In the cost-model branch you can see Node class and an example of node data (StringNodeData). Maybe supporting custom grammars is not enough, and it would be nicer to give some hints of defining a grammar which result maps to Node and CustomNodeData. Do you have any ideas?

mateuszpawlik commented 7 years ago

I've merged all changes I wanted. I was reading about antlr. It is a powerful tool. I even wrote a simple grammar for the bracket notation:

grammar BracketNotation;
node : '{' LABEL node* '}' | '{' LABEL '}';
LABEL : [a-z0-9]+ ;
WS : [ \t\r\n]+ -> skip;

But I still don't understand the way from my grammar to the Node in APTED. Any thought?

cagdasgerede commented 7 years ago

I am not sure what you are asking exactly.

Are you asking the mechanics of how an antlr grammar would be used to generate a parser? Antlr generates a listener or visitor class from your grammar automatically. Then, you override the base listener to put your actions inside those enter/exit (or visit) methods. (Typical visitor/listener design pattern)

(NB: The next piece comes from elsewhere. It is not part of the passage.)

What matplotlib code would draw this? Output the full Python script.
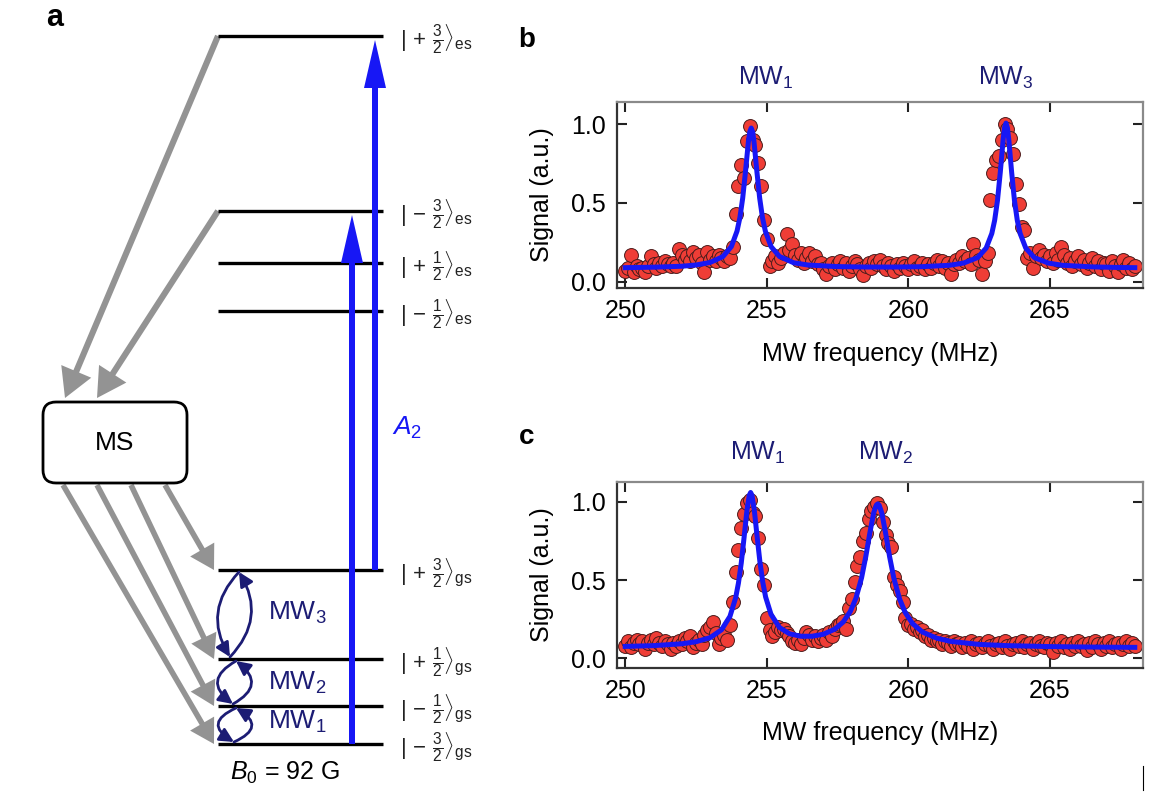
import numpy as np
import matplotlib.pyplot as plt
from matplotlib.patches import FancyArrow, FancyArrowPatch, FancyBboxPatch

plt.rcParams['font.family'] = ['Liberation Sans', 'DejaVu Sans']
plt.rcParams['mathtext.fontset'] = 'custom'
plt.rcParams['mathtext.rm'] = 'Liberation Sans'
plt.rcParams['mathtext.it'] = 'Liberation Sans:italic'
plt.rcParams['mathtext.bf'] = 'Liberation Sans:bold'

# ODMR spectra, one point every 0.1 MHz from 250 to 268 MHz
sig_b = [0.07, 0.09, 0.17, 0.06, 0.10, 0.08, 0.09, 0.06, 0.10, 0.16,
         0.11, 0.09, 0.12, 0.10, 0.13, 0.11, 0.10, 0.12, 0.10, 0.21,
         0.17, 0.14, 0.16, 0.13, 0.19, 0.15, 0.17, 0.12, 0.06, 0.19,
         0.14, 0.16, 0.13, 0.17, 0.15, 0.13, 0.16, 0.15, 0.22, 0.43,
         0.61, 0.74, 0.66, 0.89, 0.99, 0.90, 0.87, 0.75, 0.61, 0.39,
         0.27, 0.10, 0.13, 0.16, 0.12, 0.15, 0.18, 0.30, 0.20, 0.24,
         0.17, 0.14, 0.18, 0.12, 0.15, 0.18, 0.13, 0.16, 0.11, 0.12,
         0.08, 0.05, 0.10, 0.12, 0.08, 0.11, 0.13, 0.09, 0.12, 0.07,
         0.10, 0.13, 0.11, 0.08, 0.04, 0.10, 0.12, 0.09, 0.13, 0.11,
         0.14, 0.10, 0.08, 0.12, 0.10, 0.07, 0.11, 0.09, 0.12, 0.10,
         0.08, 0.11, 0.13, 0.09, 0.10, 0.12, 0.08, 0.11, 0.09, 0.12,
         0.14, 0.10, 0.13, 0.09, 0.12, 0.05, 0.11, 0.14, 0.12, 0.16,
         0.13, 0.15, 0.11, 0.24, 0.17, 0.14, 0.05, 0.13, 0.18, 0.52,
         0.69, 0.77, 0.80, 0.90, 1.00, 0.97, 0.91, 0.81, 0.62, 0.49,
         0.35, 0.33, 0.15, 0.18, 0.09, 0.16, 0.20, 0.15, 0.17, 0.13,
         0.16, 0.12, 0.18, 0.14, 0.22, 0.17, 0.12, 0.15, 0.10, 0.13,
         0.16, 0.11, 0.14, 0.09, 0.12, 0.15, 0.10, 0.13, 0.08, 0.12,
         0.11, 0.07, 0.13, 0.10, 0.06, 0.11, 0.14, 0.09, 0.12, 0.08,
         0.10]
sig_c = [0.08, 0.11, 0.07, 0.10, 0.12, 0.09, 0.11, 0.06, 0.10, 0.12,
         0.09, 0.13, 0.10, 0.08, 0.11, 0.09, 0.06, 0.10, 0.08, 0.11,
         0.09, 0.13, 0.11, 0.14, 0.07, 0.10, 0.12, 0.09, 0.15, 0.18,
         0.20, 0.23, 0.16, 0.09, 0.13, 0.15, 0.12, 0.21, 0.36, 0.55,
         0.69, 0.83, 0.92, 0.99, 1.01, 0.93, 0.91, 0.77, 0.57, 0.47,
         0.26, 0.18, 0.14, 0.17, 0.20, 0.18, 0.19, 0.16, 0.14, 0.11,
         0.10, 0.12, 0.09, 0.13, 0.17, 0.15, 0.12, 0.14, 0.11, 0.13,
         0.15, 0.12, 0.17, 0.14, 0.19, 0.21, 0.22, 0.24, 0.19, 0.32,
         0.38, 0.49, 0.59, 0.65, 0.75, 0.80, 0.89, 0.94, 0.97, 0.99,
         0.96, 0.87, 0.79, 0.74, 0.71, 0.52, 0.47, 0.43, 0.36, 0.26,
         0.21, 0.22, 0.19, 0.20, 0.17, 0.18, 0.14, 0.15, 0.12, 0.13,
         0.11, 0.12, 0.09, 0.11, 0.10, 0.08, 0.11, 0.09, 0.10, 0.07,
         0.10, 0.08, 0.11, 0.06, 0.09, 0.10, 0.07, 0.09, 0.11, 0.08,
         0.06, 0.09, 0.10, 0.07, 0.11, 0.08, 0.06, 0.09, 0.10, 0.08,
         0.11, 0.07, 0.09, 0.10, 0.06, 0.09, 0.11, 0.08, 0.07, 0.10,
         0.09, 0.04, 0.10, 0.08, 0.11, 0.07, 0.09, 0.06, 0.10, 0.08,
         0.11, 0.08, 0.09, 0.05, 0.10, 0.07, 0.11, 0.09, 0.06, 0.10,
         0.08, 0.11, 0.07, 0.09, 0.10, 0.06, 0.09, 0.11, 0.08, 0.10,
         0.08]
freq = np.linspace(250, 268, len(sig_b))

# fitted curves
fit_b_x = [250.0, 251.0, 252.0, 252.5, 253.0, 253.45, 253.75, 253.95, 254.05, 254.15,
           254.25, 254.35, 254.4, 254.45, 254.5, 254.55, 254.65, 254.75, 254.85, 254.95,
           255.15, 255.45, 255.95, 256.45, 257.45, 258.5, 259.5, 260.45, 261.45, 261.95,
           262.45, 262.75, 262.95, 263.05, 263.15, 263.25, 263.35, 263.4, 263.45, 263.5,
           263.55, 263.65, 263.75, 263.85, 263.95, 264.15, 264.45, 264.95, 265.45, 266.5,
           267.5, 268.0]
fit_b_y = [0.089, 0.092, 0.098, 0.106, 0.122, 0.159, 0.223, 0.321, 0.405, 0.530,
           0.701, 0.886, 0.951, 0.975, 0.951, 0.886, 0.701, 0.530, 0.405, 0.321,
           0.223, 0.160, 0.120, 0.106, 0.096, 0.093, 0.093, 0.095, 0.104, 0.118,
           0.153, 0.213, 0.306, 0.389, 0.515, 0.695, 0.902, 0.977, 1.006, 0.977,
           0.902, 0.695, 0.515, 0.389, 0.306, 0.213, 0.153, 0.118, 0.104, 0.094,
           0.090, 0.089]
fit_c_x = [250.0, 251.0, 252.0, 252.5, 253.0, 253.4, 253.7, 253.9, 254.0, 254.1,
           254.2, 254.3, 254.38, 254.43, 254.48, 254.56, 254.66, 254.76, 254.86, 254.96,
           255.15, 255.45, 255.8, 256.2, 256.6, 257.0, 257.4, 257.7, 257.95, 258.15,
           258.35, 258.5, 258.65, 258.78, 258.87, 258.92, 258.97, 259.06, 259.19, 259.34,
           259.49, 259.69, 259.89, 260.15, 260.5, 261.0, 261.5, 262.5, 263.5, 265.0,
           266.5, 268.0]
fit_c_y = [0.076, 0.081, 0.093, 0.106, 0.132, 0.182, 0.268, 0.386, 0.481, 0.610,
           0.774, 0.946, 1.040, 1.060, 1.041, 0.947, 0.777, 0.614, 0.486, 0.392,
           0.281, 0.197, 0.157, 0.141, 0.141, 0.154, 0.186, 0.232, 0.299, 0.384,
           0.515, 0.652, 0.810, 0.932, 0.979, 0.987, 0.979, 0.931, 0.809, 0.649,
           0.512, 0.380, 0.293, 0.222, 0.168, 0.129, 0.108, 0.089, 0.081, 0.075,
           0.072, 0.070]

# panel a level scheme, figure pixels (y down)
levels_y = [36, 211, 263, 311, 570, 659, 706, 744]
levels_lab = [r'$|\,+\,\frac{3}{2}\rangle_{\mathrm{es}}$', r'$|\,-\,\frac{3}{2}\rangle_{\mathrm{es}}$',
              r'$|\,+\,\frac{1}{2}\rangle_{\mathrm{es}}$', r'$|\,-\,\frac{1}{2}\rangle_{\mathrm{es}}$',
              r'$|\,+\,\frac{3}{2}\rangle_{\mathrm{gs}}$', r'$|\,+\,\frac{1}{2}\rangle_{\mathrm{gs}}$',
              r'$|\,-\,\frac{1}{2}\rangle_{\mathrm{gs}}$', r'$|\,-\,\frac{3}{2}\rangle_{\mathrm{gs}}$']
lev_x0, lev_x1, lab_x = 218, 383, 400
laser = [(352, 744, 215), (375, 570, 40)]          # x, from, to
decay_es = [((218, 36), (65, 398)), ((218, 211), (97, 398))]
decay_gs = [((63, 485), (214, 744)), ((97, 485), (214, 706)),
            ((131, 485), (214, 659)), ((165, 485), (214, 570))]
mw_loops = [(239, 572, 230, 657, 0.38), (236, 661, 233, 704, 0.76), (236, 708, 234, 742, 0.95)]
mw_lab = [('MW$_3$', 613), ('MW$_2$', 683), ('MW$_1$', 722)]

W, H = 1168, 811
blue = '#1717f5'
navy = '#1c1c74'
gray = '#939393'

fig = plt.figure(figsize=(W / 100, H / 100), dpi=100)
ax = fig.add_axes([0, 0, 1, 1])
ax.set_xlim(0, W)
ax.set_ylim(H, 0)
ax.axis('off')

for y in levels_y:
    ax.plot([lev_x0, lev_x1], [y, y], color='k', lw=2.4, solid_capstyle='butt', zorder=2)
for y, lab in zip(levels_y, levels_lab):
    ax.text(lab_x, y + 3, lab, fontsize=16, ha='left', va='center', color='#222222')

for x, y0, y1 in laser:
    ax.add_patch(FancyArrow(x, y0, 0, y1 - y0, width=6, head_width=22, head_length=48,
                            length_includes_head=True, color=blue, lw=0, zorder=3))
ax.text(392, 428, r'$A_2$', fontsize=19, color=blue, ha='left', va='center')

ax.add_patch(FancyBboxPatch((43, 402), 144, 81, boxstyle='round,pad=0,rounding_size=13',
                            fc='white', ec='k', lw=2, zorder=2))
ax.text(115, 443, 'MS', fontsize=19, ha='center', va='center')

for a, b in decay_es:
    ax.add_patch(FancyArrowPatch(a, b, arrowstyle='simple,head_length=0.8,head_width=0.9,tail_width=0.17',
                                 mutation_scale=26, color=gray, lw=0, shrinkA=0, shrinkB=0, zorder=1))
for a, b in decay_gs:
    ax.add_patch(FancyArrowPatch(a, b, arrowstyle='simple,head_length=0.85,head_width=1.0,tail_width=0.2',
                                 mutation_scale=20, color=gray, lw=0, shrinkA=0, shrinkB=0, zorder=1))

for xt, yt, xb, yb, rad in mw_loops:
    for p, q in [((xt, yt), (xb, yb)), ((xb, yb), (xt, yt))]:
        ax.add_patch(FancyArrowPatch(p, q, connectionstyle='arc3,rad=%s' % rad,
                                     arrowstyle='-|>,head_length=0.7,head_width=0.35',
                                     mutation_scale=12, color=navy, lw=2.0,
                                     shrinkA=0, shrinkB=0, zorder=4))
for lab, y in mw_lab:
    ax.text(268, y, lab, fontsize=19, color=navy, ha='left', va='center')

ax.text(285, 773, r'$B_0$ = 92 G', fontsize=18, ha='center', va='center')
ax.text(55, 18, 'a', fontsize=22, fontweight='bold', ha='center', va='center')
ax.text(527, 40, 'b', fontsize=20, fontweight='bold', ha='center', va='center')
ax.text(527, 437, 'c', fontsize=20, fontweight='bold', ha='center', va='center')
ax.plot([1143, 1143], [766, 790], color='k', lw=0.8)


def spectrum(rect, sig, fx, fy, ylim, peaks, lab_y):
    s = fig.add_axes(rect)
    s.scatter(freq, sig, s=100, c='#ef3d36', edgecolors='#4a1c1c', linewidths=0.7, zorder=2)
    s.plot(fx, fy, color=blue, lw=3.6, zorder=3)
    s.set_xlim(249.71, 268.28)
    s.set_ylim(*ylim)
    s.set_xticks([250, 255, 260, 265])
    s.set_yticks([0.0, 0.5, 1.0])
    s.set_yticklabels(['0.0', '0.5', '1.0'])
    s.tick_params(direction='in', top=True, right=True, length=7, width=1.5,
                  labelsize=18, pad=8, color='#222222')
    for side in ['left', 'bottom']:
        s.spines[side].set_color('#333333')
        s.spines[side].set_linewidth(1.6)
    for side in ['top', 'right']:
        s.spines[side].set_color('#8a8a8a')
        s.spines[side].set_linewidth(1.6)
    s.set_xlabel('MW frequency (MHz)', fontsize=18)
    s.set_ylabel('Signal (a.u.)', fontsize=18)
    s.xaxis.set_label_coords(0.5, -0.29)
    s.yaxis.set_label_coords(-0.12, 0.5)
    for x, t in peaks:
        s.text(x, lab_y, t, transform=s.get_xaxis_transform(), fontsize=18,
               color=navy, ha='center', va='baseline')
    return s


spectrum([617 / W, 1 - 288 / H, 525.7 / W, 186 / H], sig_b, fit_b_x, fit_b_y,
         (-0.04, 1.14), [(254.95, 'MW$_1$'), (263.45, 'MW$_3$')], 1.09)
spectrum([617 / W, 1 - 667.7 / H, 525.7 / W, 185.4 / H], sig_c, fit_c_x, fit_c_y,
         (-0.06, 1.125), [(254.7, 'MW$_1$'), (259.2, 'MW$_2$')], 1.12)

plt.savefig('out.png', dpi=100)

class BracketVisitor extends BracketNotationBaseListener {

  void enterNode(NodeContext ctx) {
    // node = new Node(ctx.LABEL);
    // parentNode.add(node);
    // Stack.push(parentNode);
    // parentNode = node;
  }

  void exitNode(NodeContext ctx) {
    parentNode = Stack.pop();
  }
}

Is this what you are asking?

mateuszpawlik commented 6 years ago

Are the curly braces still an issue? If yes, I have a nice C++ parser that does the job but I would have to reimplement it in Java.

mateuszpawlik commented 5 years ago

We're starting to discontinue this repository. Please refer to the C++ implementations of our algorithms.